*Work required*
Repeat the records verbatim and leave the pictures out of your copy.

*Data extract*
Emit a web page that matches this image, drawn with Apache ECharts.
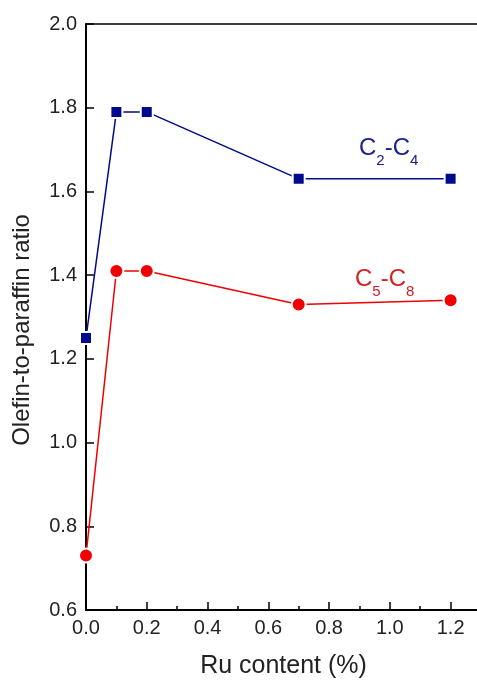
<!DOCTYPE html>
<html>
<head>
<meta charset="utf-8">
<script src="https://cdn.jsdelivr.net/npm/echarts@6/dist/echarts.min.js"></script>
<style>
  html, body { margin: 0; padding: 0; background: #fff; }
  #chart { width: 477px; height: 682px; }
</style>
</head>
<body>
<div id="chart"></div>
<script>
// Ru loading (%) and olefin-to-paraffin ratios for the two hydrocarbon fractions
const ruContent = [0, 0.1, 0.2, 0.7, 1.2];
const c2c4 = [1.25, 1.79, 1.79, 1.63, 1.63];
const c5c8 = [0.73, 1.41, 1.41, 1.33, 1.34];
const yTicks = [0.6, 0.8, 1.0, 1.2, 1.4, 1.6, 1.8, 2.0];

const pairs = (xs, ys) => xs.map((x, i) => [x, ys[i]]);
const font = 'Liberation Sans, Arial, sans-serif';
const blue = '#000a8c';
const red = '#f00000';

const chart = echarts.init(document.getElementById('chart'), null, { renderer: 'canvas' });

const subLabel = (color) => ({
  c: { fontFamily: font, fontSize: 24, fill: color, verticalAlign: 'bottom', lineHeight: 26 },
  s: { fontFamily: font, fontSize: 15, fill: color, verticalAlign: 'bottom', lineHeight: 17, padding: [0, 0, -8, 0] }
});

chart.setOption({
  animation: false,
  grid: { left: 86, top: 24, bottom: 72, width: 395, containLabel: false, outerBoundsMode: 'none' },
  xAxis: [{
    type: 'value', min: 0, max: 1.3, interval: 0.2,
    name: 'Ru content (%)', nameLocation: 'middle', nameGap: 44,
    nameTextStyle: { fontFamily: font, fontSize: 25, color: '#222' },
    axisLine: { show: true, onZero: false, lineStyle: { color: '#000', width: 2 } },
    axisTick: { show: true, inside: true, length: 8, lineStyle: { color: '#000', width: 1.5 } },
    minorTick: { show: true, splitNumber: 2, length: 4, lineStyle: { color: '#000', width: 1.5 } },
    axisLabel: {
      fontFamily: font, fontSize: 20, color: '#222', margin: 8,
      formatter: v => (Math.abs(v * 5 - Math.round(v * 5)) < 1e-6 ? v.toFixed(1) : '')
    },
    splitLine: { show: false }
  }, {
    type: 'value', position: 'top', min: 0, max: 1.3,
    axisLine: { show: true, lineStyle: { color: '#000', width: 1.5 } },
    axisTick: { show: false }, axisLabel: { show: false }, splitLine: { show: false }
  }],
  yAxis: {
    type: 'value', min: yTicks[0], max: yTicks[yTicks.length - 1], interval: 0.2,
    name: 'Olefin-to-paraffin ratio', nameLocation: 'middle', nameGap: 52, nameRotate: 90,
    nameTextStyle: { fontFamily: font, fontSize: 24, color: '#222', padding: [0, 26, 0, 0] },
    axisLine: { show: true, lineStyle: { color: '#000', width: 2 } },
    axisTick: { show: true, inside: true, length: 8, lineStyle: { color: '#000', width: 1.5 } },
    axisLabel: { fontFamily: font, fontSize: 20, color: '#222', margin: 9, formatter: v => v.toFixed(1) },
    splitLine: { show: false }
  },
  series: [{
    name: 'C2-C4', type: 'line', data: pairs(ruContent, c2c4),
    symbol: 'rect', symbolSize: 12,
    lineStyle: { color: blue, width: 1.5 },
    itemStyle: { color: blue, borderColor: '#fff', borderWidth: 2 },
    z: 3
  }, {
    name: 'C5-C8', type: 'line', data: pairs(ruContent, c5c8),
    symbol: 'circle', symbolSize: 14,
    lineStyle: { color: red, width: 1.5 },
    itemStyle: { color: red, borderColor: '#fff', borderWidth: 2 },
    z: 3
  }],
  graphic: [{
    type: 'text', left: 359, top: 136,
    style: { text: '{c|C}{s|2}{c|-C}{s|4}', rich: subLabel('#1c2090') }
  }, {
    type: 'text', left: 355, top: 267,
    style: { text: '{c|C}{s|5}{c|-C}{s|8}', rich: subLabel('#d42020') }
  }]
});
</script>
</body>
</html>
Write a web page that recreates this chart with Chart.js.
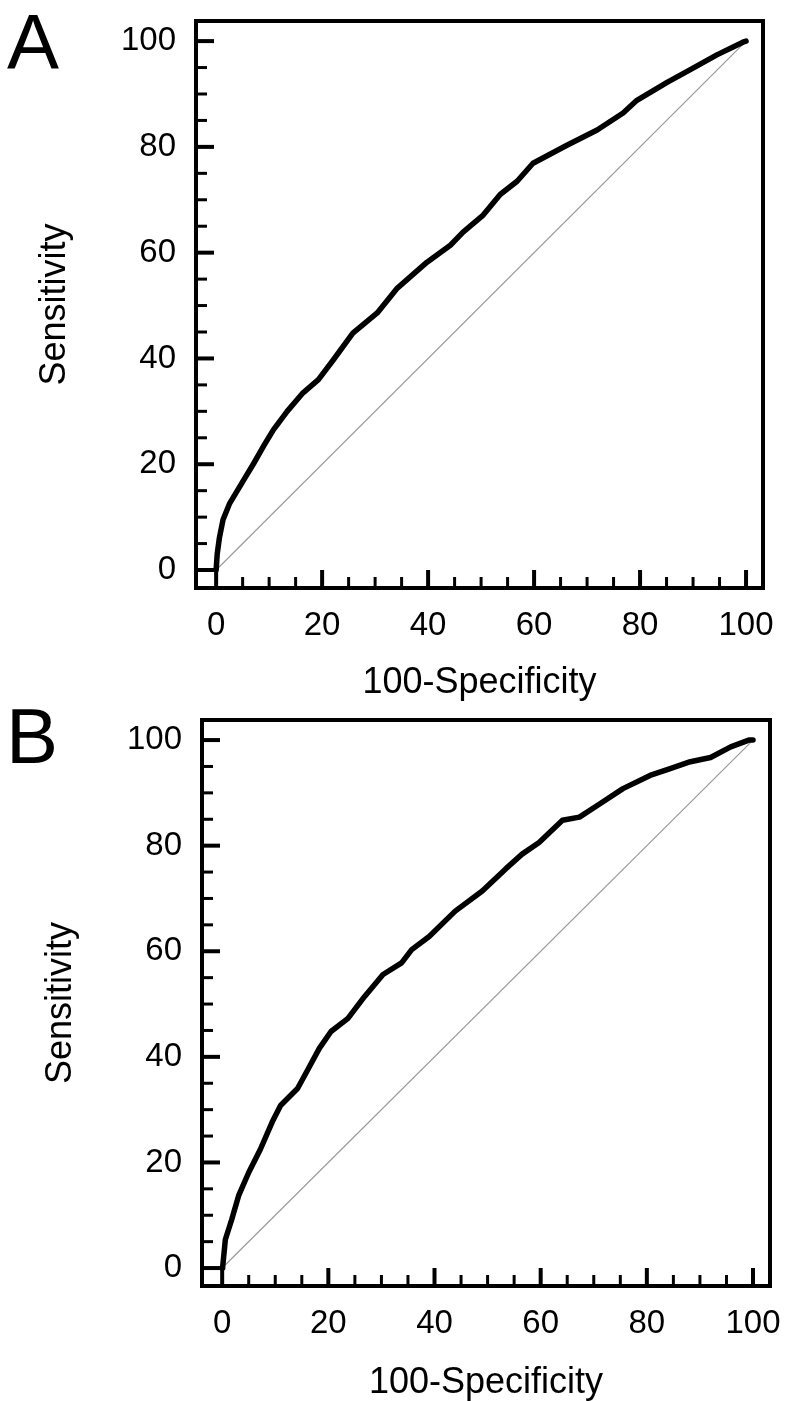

*Output below*
Emit a web page that matches this image, drawn with Apache ECharts.
<!DOCTYPE html>
<html>
<head>
<meta charset="utf-8">
<script src="https://cdn.jsdelivr.net/npm/echarts@6/dist/echarts.min.js"></script>
<style>
  html, body { margin: 0; padding: 0; background: #fff; }
  #chart { width: 477px; height: 682px; }
</style>
</head>
<body>
<div id="chart"></div>
<script>
// Ru loading (%) and olefin-to-paraffin ratios for the two hydrocarbon fractions
const ruContent = [0, 0.1, 0.2, 0.7, 1.2];
const c2c4 = [1.25, 1.79, 1.79, 1.63, 1.63];
const c5c8 = [0.73, 1.41, 1.41, 1.33, 1.34];
const yTicks = [0.6, 0.8, 1.0, 1.2, 1.4, 1.6, 1.8, 2.0];

const pairs = (xs, ys) => xs.map((x, i) => [x, ys[i]]);
const font = 'Liberation Sans, Arial, sans-serif';
const blue = '#000a8c';
const red = '#f00000';

const chart = echarts.init(document.getElementById('chart'), null, { renderer: 'canvas' });

const subLabel = (color) => ({
  c: { fontFamily: font, fontSize: 24, fill: color, verticalAlign: 'bottom', lineHeight: 26 },
  s: { fontFamily: font, fontSize: 15, fill: color, verticalAlign: 'bottom', lineHeight: 17, padding: [0, 0, -8, 0] }
});

chart.setOption({
  animation: false,
  grid: { left: 86, top: 24, bottom: 72, width: 395, containLabel: false, outerBoundsMode: 'none' },
  xAxis: [{
    type: 'value', min: 0, max: 1.3, interval: 0.2,
    name: 'Ru content (%)', nameLocation: 'middle', nameGap: 44,
    nameTextStyle: { fontFamily: font, fontSize: 25, color: '#222' },
    axisLine: { show: true, onZero: false, lineStyle: { color: '#000', width: 2 } },
    axisTick: { show: true, inside: true, length: 8, lineStyle: { color: '#000', width: 1.5 } },
    minorTick: { show: true, splitNumber: 2, length: 4, lineStyle: { color: '#000', width: 1.5 } },
    axisLabel: {
      fontFamily: font, fontSize: 20, color: '#222', margin: 8,
      formatter: v => (Math.abs(v * 5 - Math.round(v * 5)) < 1e-6 ? v.toFixed(1) : '')
    },
    splitLine: { show: false }
  }, {
    type: 'value', position: 'top', min: 0, max: 1.3,
    axisLine: { show: true, lineStyle: { color: '#000', width: 1.5 } },
    axisTick: { show: false }, axisLabel: { show: false }, splitLine: { show: false }
  }],
  yAxis: {
    type: 'value', min: yTicks[0], max: yTicks[yTicks.length - 1], interval: 0.2,
    name: 'Olefin-to-paraffin ratio', nameLocation: 'middle', nameGap: 52, nameRotate: 90,
    nameTextStyle: { fontFamily: font, fontSize: 24, color: '#222', padding: [0, 26, 0, 0] },
    axisLine: { show: true, lineStyle: { color: '#000', width: 2 } },
    axisTick: { show: true, inside: true, length: 8, lineStyle: { color: '#000', width: 1.5 } },
    axisLabel: { fontFamily: font, fontSize: 20, color: '#222', margin: 9, formatter: v => v.toFixed(1) },
    splitLine: { show: false }
  },
  series: [{
    name: 'C2-C4', type: 'line', data: pairs(ruContent, c2c4),
    symbol: 'rect', symbolSize: 12,
    lineStyle: { color: blue, width: 1.5 },
    itemStyle: { color: blue, borderColor: '#fff', borderWidth: 2 },
    z: 3
  }, {
    name: 'C5-C8', type: 'line', data: pairs(ruContent, c5c8),
    symbol: 'circle', symbolSize: 14,
    lineStyle: { color: red, width: 1.5 },
    itemStyle: { color: red, borderColor: '#fff', borderWidth: 2 },
    z: 3
  }],
  graphic: [{
    type: 'text', left: 359, top: 136,
    style: { text: '{c|C}{s|2}{c|-C}{s|4}', rich: subLabel('#1c2090') }
  }, {
    type: 'text', left: 355, top: 267,
    style: { text: '{c|C}{s|5}{c|-C}{s|8}', rich: subLabel('#d42020') }
  }]
});
</script>
</body>
</html>
Write a web page that recreates this chart with Chart.js.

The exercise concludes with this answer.